◆ Short task:
Work out how many lines of the records hold the string "React", and reply with that number alone.

◆ Exercise inputs:
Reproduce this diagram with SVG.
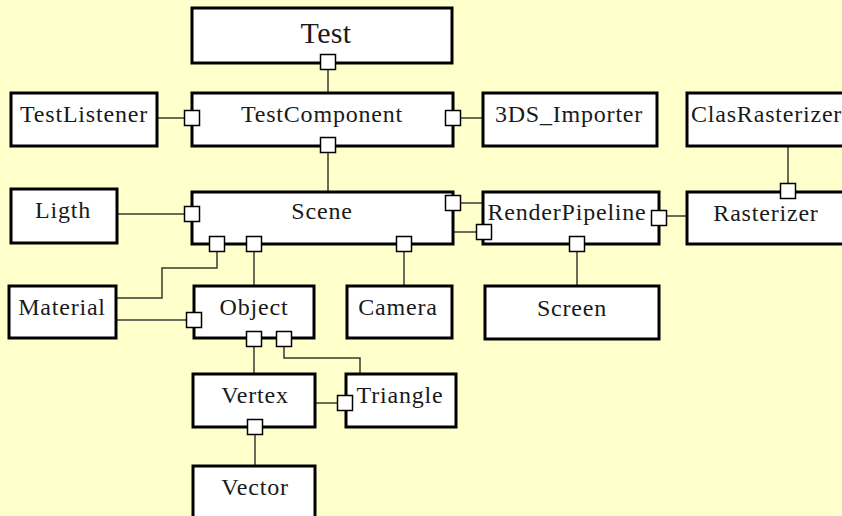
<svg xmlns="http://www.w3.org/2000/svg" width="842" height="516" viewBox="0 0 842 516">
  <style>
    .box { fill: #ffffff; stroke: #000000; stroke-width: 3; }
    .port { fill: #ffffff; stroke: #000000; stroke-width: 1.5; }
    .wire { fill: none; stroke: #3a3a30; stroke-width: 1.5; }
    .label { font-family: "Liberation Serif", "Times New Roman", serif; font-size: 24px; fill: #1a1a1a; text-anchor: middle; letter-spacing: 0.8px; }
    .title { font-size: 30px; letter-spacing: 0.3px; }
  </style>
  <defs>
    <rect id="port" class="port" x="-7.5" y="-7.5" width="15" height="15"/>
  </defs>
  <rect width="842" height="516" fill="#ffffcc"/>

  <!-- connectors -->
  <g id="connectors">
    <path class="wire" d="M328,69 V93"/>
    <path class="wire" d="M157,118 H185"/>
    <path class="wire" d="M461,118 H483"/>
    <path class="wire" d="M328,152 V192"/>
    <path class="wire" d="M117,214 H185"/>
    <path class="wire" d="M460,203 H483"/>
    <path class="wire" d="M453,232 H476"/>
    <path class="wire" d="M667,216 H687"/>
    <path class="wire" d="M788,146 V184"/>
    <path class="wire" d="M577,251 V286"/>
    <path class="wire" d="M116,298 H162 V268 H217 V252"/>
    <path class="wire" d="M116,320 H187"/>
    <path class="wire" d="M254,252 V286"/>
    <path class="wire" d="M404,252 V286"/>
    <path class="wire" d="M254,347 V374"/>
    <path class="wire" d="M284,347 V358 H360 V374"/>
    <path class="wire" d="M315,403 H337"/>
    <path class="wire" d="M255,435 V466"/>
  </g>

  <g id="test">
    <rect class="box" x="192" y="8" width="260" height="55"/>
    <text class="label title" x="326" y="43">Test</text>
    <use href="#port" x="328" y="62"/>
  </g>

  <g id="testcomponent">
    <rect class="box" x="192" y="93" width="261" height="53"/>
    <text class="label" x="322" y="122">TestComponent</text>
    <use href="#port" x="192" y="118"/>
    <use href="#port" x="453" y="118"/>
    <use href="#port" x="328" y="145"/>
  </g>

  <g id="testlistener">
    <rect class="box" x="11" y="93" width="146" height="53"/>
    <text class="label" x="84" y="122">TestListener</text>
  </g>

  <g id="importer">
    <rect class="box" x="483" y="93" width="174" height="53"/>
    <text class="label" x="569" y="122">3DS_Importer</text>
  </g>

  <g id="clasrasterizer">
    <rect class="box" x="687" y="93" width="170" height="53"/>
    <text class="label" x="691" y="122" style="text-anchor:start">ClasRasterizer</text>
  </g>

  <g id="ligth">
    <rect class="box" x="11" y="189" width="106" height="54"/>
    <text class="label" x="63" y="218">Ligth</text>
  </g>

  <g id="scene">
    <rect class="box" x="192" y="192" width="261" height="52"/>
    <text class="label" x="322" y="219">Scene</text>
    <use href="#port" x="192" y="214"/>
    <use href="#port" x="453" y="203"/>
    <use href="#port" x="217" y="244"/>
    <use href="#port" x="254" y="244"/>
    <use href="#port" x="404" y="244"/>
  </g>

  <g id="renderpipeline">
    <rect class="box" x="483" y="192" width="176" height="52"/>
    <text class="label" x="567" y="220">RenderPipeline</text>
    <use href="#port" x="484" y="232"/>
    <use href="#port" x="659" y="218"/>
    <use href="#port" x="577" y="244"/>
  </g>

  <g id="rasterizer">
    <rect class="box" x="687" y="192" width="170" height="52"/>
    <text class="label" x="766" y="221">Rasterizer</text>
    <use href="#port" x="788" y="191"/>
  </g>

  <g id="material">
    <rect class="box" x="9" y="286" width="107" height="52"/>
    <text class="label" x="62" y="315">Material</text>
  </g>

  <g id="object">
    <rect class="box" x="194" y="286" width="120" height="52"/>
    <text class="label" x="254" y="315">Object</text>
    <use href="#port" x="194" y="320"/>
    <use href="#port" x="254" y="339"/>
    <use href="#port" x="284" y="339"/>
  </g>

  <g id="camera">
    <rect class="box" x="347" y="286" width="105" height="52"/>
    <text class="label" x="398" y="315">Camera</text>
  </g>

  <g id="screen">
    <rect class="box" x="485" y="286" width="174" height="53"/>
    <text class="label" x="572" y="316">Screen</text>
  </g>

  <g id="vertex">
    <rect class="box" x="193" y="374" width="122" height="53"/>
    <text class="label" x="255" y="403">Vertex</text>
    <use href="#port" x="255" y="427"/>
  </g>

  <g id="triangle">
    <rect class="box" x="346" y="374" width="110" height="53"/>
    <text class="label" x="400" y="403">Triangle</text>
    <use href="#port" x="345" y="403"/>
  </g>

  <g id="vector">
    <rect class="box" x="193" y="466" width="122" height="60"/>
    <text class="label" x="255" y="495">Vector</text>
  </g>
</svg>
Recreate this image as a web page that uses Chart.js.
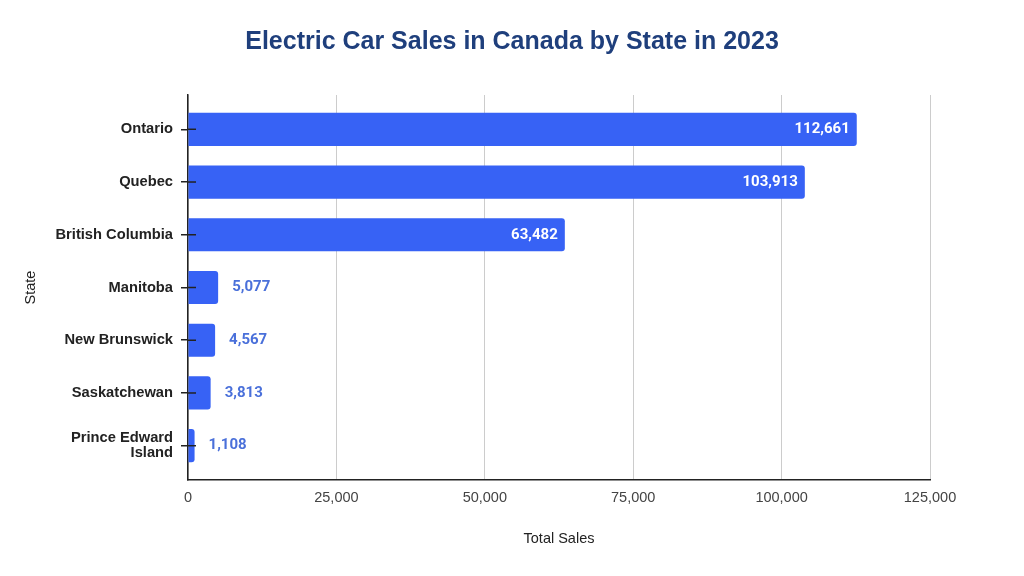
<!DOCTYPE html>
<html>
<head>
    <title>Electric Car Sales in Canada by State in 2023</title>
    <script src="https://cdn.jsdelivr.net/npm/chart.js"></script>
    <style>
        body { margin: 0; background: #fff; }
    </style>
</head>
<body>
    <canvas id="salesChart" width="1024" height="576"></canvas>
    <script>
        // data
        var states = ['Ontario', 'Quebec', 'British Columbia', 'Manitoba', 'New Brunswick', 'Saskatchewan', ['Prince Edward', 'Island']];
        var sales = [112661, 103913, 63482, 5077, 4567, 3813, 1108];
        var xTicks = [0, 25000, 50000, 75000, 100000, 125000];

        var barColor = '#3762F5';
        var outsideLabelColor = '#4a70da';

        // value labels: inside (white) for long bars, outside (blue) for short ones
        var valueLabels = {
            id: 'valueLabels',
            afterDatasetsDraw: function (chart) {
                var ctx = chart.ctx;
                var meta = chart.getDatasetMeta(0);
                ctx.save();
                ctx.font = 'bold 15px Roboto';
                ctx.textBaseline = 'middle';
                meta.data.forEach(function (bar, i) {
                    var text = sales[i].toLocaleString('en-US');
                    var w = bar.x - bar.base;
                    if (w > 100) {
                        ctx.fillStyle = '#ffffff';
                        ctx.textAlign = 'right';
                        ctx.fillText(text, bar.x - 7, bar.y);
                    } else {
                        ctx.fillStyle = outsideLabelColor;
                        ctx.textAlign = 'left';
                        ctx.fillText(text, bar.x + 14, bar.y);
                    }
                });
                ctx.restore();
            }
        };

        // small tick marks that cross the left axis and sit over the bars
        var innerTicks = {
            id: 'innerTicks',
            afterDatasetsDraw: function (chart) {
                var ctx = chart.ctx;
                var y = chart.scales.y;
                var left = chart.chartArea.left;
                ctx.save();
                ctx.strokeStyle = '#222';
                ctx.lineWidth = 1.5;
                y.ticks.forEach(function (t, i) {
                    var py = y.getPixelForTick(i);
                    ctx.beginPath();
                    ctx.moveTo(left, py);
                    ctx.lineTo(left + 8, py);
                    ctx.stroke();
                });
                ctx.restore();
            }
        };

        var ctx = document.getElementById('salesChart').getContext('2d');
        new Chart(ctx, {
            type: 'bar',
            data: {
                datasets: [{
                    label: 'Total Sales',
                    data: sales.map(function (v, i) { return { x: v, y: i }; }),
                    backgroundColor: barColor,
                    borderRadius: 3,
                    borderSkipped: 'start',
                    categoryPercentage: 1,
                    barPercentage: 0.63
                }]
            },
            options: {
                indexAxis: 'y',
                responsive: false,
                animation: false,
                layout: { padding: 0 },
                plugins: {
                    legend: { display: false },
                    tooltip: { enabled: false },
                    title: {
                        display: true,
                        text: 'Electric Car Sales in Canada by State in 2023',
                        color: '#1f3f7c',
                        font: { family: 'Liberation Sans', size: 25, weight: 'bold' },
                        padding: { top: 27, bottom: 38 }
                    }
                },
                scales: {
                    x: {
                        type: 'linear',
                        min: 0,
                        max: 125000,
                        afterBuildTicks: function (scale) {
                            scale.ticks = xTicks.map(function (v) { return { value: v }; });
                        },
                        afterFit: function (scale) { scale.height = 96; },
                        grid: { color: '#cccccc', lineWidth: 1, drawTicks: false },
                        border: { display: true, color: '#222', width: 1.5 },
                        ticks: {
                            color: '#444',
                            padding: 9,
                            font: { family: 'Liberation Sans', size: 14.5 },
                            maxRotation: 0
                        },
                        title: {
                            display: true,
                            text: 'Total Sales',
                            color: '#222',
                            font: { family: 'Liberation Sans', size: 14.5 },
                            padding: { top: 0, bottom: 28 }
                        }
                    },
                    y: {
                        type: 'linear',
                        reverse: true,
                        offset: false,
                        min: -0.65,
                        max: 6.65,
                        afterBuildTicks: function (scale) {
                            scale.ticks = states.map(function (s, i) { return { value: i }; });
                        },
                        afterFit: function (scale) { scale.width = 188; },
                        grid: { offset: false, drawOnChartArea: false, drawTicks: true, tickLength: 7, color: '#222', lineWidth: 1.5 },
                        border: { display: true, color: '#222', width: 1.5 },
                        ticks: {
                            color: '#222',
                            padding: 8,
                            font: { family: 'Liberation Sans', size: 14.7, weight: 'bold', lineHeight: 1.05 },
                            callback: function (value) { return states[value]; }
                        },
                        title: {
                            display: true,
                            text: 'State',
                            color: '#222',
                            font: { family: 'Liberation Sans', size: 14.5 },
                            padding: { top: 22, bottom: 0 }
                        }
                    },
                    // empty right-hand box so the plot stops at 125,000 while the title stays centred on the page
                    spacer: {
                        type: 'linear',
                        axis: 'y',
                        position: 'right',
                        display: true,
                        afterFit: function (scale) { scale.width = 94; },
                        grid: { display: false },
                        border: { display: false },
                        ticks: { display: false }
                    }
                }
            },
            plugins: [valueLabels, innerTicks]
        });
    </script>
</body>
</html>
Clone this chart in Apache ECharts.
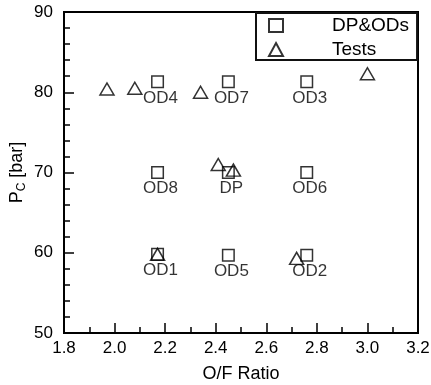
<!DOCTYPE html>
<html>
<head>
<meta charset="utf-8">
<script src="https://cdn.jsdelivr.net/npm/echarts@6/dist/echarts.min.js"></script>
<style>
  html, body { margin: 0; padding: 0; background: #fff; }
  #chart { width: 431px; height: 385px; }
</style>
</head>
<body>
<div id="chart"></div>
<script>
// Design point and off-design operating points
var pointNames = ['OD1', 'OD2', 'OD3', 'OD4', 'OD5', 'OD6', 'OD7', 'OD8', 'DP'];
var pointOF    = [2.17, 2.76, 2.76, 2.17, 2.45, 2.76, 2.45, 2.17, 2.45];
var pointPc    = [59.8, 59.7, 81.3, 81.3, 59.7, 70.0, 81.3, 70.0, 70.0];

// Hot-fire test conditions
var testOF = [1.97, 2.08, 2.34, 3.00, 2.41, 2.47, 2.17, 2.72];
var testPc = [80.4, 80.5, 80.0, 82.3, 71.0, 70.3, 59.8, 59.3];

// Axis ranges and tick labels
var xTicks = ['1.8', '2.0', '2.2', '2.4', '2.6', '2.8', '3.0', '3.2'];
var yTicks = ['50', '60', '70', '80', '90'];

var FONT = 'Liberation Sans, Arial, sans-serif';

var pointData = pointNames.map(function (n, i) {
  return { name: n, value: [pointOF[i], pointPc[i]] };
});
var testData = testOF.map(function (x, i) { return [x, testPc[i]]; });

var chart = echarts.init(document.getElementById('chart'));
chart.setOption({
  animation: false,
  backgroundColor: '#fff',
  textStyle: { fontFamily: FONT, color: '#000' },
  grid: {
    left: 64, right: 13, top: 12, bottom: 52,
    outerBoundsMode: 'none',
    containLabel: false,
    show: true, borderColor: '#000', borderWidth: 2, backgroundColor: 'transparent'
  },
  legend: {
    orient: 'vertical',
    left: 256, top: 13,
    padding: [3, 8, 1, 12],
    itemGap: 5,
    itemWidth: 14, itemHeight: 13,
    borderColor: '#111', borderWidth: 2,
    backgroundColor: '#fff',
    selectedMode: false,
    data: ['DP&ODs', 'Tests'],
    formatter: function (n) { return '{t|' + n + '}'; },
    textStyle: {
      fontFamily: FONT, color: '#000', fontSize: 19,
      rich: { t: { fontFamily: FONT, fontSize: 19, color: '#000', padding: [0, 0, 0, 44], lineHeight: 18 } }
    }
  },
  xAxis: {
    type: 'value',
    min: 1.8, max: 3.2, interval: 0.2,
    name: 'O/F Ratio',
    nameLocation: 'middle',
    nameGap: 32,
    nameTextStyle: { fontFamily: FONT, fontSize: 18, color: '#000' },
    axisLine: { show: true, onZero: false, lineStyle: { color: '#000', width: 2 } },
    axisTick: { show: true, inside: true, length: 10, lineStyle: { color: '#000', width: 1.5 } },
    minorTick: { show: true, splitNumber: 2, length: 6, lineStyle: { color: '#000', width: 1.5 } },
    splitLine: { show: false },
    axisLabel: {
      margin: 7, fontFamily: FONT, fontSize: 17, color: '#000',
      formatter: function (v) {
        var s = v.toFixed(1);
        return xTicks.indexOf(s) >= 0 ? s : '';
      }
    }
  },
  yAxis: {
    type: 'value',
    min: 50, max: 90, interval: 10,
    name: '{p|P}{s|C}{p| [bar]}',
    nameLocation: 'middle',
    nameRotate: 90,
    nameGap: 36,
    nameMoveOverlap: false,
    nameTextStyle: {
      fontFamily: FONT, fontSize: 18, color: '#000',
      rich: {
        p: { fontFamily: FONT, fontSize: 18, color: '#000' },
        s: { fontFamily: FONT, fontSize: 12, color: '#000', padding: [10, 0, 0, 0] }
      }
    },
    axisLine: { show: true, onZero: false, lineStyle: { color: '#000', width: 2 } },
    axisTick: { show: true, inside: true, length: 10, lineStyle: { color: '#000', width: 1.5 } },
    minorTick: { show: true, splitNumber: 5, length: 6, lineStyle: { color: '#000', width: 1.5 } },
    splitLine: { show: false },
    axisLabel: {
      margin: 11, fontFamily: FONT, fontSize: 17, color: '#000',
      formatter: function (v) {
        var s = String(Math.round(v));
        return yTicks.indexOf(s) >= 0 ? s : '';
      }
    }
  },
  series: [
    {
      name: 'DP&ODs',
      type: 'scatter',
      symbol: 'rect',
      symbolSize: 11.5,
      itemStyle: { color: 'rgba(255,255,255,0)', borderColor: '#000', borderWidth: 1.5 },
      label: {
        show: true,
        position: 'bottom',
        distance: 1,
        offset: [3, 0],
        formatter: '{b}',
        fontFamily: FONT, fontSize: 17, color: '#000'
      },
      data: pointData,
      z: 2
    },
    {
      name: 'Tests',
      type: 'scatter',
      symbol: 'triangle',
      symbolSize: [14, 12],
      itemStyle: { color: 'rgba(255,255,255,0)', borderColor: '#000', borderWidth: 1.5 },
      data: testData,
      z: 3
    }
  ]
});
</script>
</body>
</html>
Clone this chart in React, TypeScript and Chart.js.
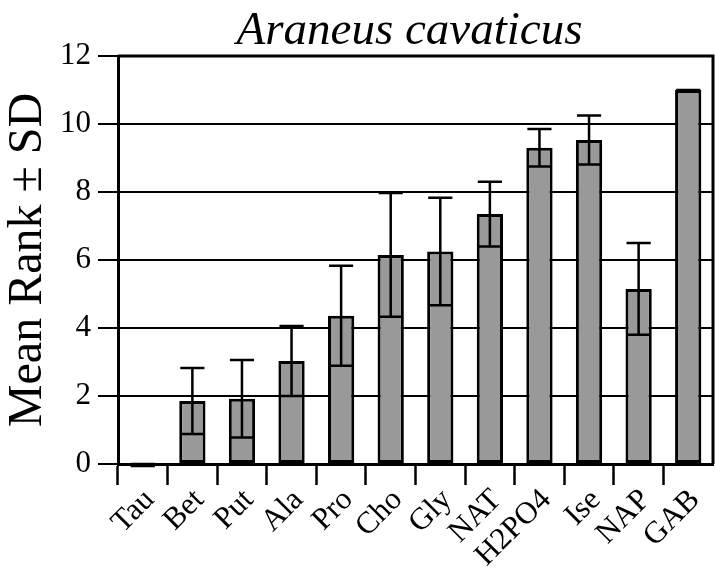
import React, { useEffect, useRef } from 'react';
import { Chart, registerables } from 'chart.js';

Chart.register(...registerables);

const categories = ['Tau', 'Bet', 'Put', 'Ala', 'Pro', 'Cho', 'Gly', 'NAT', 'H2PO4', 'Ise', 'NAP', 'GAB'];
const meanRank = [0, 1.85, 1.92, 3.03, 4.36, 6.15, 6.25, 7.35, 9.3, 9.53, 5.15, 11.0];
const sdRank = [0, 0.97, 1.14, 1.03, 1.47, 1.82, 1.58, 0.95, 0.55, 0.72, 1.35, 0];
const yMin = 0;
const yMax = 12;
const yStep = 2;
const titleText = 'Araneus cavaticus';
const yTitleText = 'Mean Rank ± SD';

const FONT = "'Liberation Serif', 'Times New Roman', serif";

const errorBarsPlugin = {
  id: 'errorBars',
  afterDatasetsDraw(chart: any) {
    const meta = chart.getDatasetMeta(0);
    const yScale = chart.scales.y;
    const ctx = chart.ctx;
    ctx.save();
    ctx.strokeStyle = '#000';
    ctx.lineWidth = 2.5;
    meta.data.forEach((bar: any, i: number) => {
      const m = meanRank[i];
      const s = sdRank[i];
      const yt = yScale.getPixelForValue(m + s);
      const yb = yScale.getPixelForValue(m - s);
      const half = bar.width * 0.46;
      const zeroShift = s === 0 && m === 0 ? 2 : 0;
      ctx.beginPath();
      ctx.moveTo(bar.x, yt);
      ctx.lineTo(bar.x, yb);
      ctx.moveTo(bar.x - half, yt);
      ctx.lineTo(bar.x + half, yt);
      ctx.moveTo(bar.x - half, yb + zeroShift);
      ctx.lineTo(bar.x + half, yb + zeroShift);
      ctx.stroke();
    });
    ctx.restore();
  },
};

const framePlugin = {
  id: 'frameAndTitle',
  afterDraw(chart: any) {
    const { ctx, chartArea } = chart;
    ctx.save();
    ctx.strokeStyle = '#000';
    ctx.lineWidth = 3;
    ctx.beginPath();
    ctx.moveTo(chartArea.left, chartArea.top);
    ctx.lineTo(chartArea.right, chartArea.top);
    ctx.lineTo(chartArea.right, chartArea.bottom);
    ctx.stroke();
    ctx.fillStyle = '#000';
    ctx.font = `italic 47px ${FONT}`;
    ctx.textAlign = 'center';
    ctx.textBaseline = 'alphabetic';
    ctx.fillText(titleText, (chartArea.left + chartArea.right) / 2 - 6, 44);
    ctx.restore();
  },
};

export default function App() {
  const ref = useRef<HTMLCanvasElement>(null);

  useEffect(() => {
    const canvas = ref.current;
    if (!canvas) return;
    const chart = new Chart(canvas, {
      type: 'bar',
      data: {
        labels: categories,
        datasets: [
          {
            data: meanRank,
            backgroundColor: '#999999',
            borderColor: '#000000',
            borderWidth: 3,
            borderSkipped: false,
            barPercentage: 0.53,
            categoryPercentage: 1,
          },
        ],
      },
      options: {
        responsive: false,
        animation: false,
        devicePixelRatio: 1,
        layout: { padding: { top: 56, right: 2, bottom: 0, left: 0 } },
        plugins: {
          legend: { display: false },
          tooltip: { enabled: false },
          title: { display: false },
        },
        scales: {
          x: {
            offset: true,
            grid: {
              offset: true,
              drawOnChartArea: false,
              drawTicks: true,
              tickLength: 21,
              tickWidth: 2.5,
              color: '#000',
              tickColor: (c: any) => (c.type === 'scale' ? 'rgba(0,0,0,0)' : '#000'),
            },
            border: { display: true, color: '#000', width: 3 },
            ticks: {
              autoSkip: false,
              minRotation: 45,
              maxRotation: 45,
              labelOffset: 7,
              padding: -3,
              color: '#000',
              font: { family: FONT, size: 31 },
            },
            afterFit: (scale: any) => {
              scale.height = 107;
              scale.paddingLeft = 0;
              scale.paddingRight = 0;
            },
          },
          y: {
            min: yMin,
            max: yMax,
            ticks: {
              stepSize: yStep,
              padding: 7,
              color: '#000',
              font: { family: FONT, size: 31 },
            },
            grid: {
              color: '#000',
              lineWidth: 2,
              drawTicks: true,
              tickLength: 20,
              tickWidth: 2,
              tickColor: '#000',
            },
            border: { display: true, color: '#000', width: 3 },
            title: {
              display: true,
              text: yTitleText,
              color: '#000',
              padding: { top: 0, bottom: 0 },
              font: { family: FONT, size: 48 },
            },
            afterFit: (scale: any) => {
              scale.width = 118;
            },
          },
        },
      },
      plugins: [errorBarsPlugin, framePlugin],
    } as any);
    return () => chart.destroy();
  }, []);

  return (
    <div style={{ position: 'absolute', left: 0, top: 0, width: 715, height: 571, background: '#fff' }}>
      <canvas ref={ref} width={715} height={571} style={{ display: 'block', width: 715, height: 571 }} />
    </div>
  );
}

◆ Response for this exercise:
2